Believe it or not, but it rains frogs in real life. This rare phenomenon takes place in parts of the world with heavily concentrated frog populations such as the Amazon Rainforest. Tornadoes touch ground and pick up the frogs and carry them miles away where they float in the atmosphere until the winds die down. The result is an amphibian rainfall.
At the beginning of the film, Anderson ingeniously sets up the viewer for a freak occurrence by recounting a series of three stories.
He tells the story of the man of Greenberry Hill who was killed by three other men named Green, Berry and Hill; the story of a scuba diver who was killed in a forest fire; and the story of an attempted homicide that prohibited what was to be an unsuccessful suicide, but was somehow ended by a related accidental homicide. "This cannot be `one of those things,'" the narrator says. But the setup prepared the audience for `one of those things,' and two hours later a phenomenon takes place that shocks everyone.
Anderson claims that he did not know that frogs could rain in real life. He explains the raining of the frogs as thus: "you get to a point in your life, and s--t is happening, and everything's out of control, and suddenly, a rain of frogs just makes sense."
The DVD itself is a two-disc release similar to that of "Fight Club." One disc contains the movie and one contains the supplemental material. The supplemental material is less than one would hope for, but a lot of it is hilarious. It has two extended versions of Frank "T.J." Mackey's (Tom Cruise) pathetic sexual empowerment seminar and a few of the usual DVD extras such as the trailers and television spots.
Unfortunately, there is no Anderson commentary track to go along with the movie. In replacement, there is a 75-minute "Making of Magnolia" documentary that shows Anderson at work. It is very cool, but disappointing to those who have loved his commentaries on his previous DVDs.
"Boogie Nights" re-release
A new version of P.T. Anderson's second and most notorious film, "Boogie Nights," was also released this past week. This updated version is a two-disc double platinum series from New Line Studios with digitally enhanced coloring and soundtrack. There was apparently some color distortion in the original transfer (some scenes leaked red) on last year's release, so the studio and Anderson decided to re-release the film. Aside from that, there is little on this version that was not on the original platinum edition release. The only noticeable additional feature is that of an alternate commentary track taken from the laserdisc version of the movie.
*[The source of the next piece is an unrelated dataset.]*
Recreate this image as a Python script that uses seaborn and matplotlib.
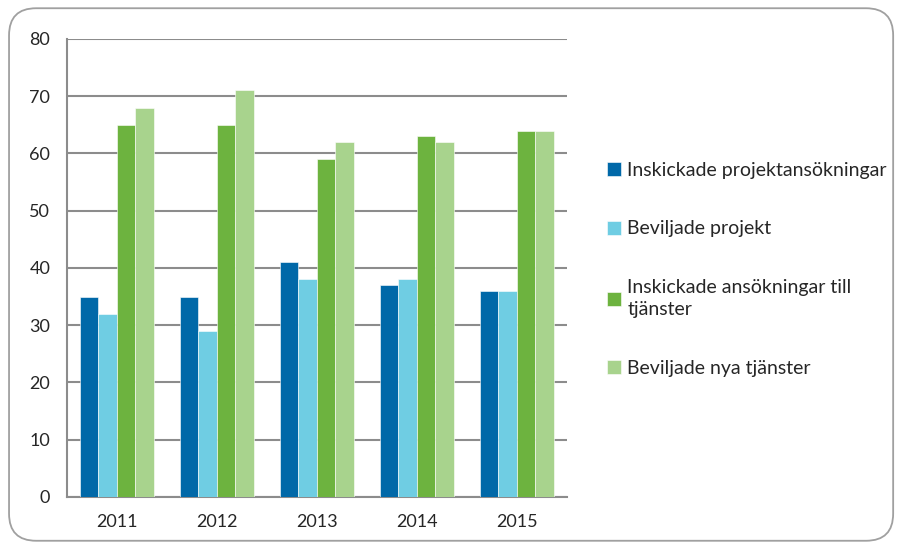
import pandas as pd
import matplotlib.pyplot as plt
import seaborn as sns
from matplotlib.patches import FancyBboxPatch

# data
years = ['2011', '2012', '2013', '2014', '2015']
serier = ['Inskickade projektansökningar', 'Beviljade projekt',
          'Inskickade ansökningar till\ntjänster', 'Beviljade nya tjänster']
inskickade_proj = [35, 35, 41, 37, 36]
beviljade_proj = [32, 29, 38, 38, 36]
inskickade_tj = [65, 65, 59, 63, 64]
beviljade_tj = [68, 71, 62, 62, 64]
cores = ['#0068A8', '#6FCDE3', '#6DB33F', '#A8D38D']

rows = []
for s, vals in zip(serier, [inskickade_proj, beviljade_proj, inskickade_tj, beviljade_tj]):
    for y, v in zip(years, vals):
        rows.append({'År': y, 'Serie': s, 'Antal': v})
df = pd.DataFrame(rows)

sns.set_style('white')
plt.rcParams['font.family'] = ['Lato', 'DejaVu Sans']

fig = plt.figure(figsize=(9.04, 5.49), dpi=100)
ax = fig.add_axes([0.074, 0.095, 0.553, 0.834])

sns.barplot(data=df, x='År', y='Antal', hue='Serie', palette=cores, saturation=1,
            width=0.74, edgecolor='white', linewidth=0.4, ax=ax, zorder=3)

ax.set_ylim(0, 80)
ax.set_yticks(range(0, 81, 10))
ax.set_xlim(-0.5, 4.5)
ax.grid(axis='y', color='#8c8c8c', linewidth=1.5, zorder=0)
ax.set_axisbelow(True)
for side in ['top', 'right']:
    ax.spines[side].set_visible(False)
for side in ['left', 'bottom']:
    ax.spines[side].set_color('#8c8c8c')
    ax.spines[side].set_linewidth(1.5)
ax.tick_params(axis='y', length=6, color='#8c8c8c', width=1.5, labelsize=13, pad=6)
ax.tick_params(axis='x', length=0, labelsize=13, pad=12)
ax.set_xlabel('')
ax.set_ylabel('')

leg = ax.legend(loc='center left', bbox_to_anchor=(1.045, 0.497), frameon=False,
                fontsize=14, handlelength=0.75, handleheight=0.75,
                handletextpad=0.3, labelspacing=2.15)
for t in leg.get_texts():
    t.set_linespacing(1.35)

# rounded frame around the whole chart
frame = FancyBboxPatch((0.01, 0.015), 0.978, 0.97, boxstyle='round,pad=0,rounding_size=0.03',
                       transform=fig.transFigure, facecolor='none', edgecolor='#a0a0a0',
                       linewidth=1.3, mutation_aspect=904 / 549)
fig.patches.append(frame)

plt.savefig('out.png', dpi=100)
Still, "Boogie Nights," which tells the story of a young actor in the porn industry, is an excellent, genre-bending masterpiece, and the DVD is worth buying.
P.T. Anderson's next
On a sadder note, it has been confirmed by a publicist of Anderson that he is almost done with a comedy script that will soon team him up with former "Saturday Night Live" star Adam Sandler. Anderson met Sandler on the set of SNL last season as he was fine-tuning his comedic skills. Let's just hope that Lorne Michaels, responsible for such hits as "Coneheads," "A Night at the Roxbury" and "Superstar," doesn't produce the film.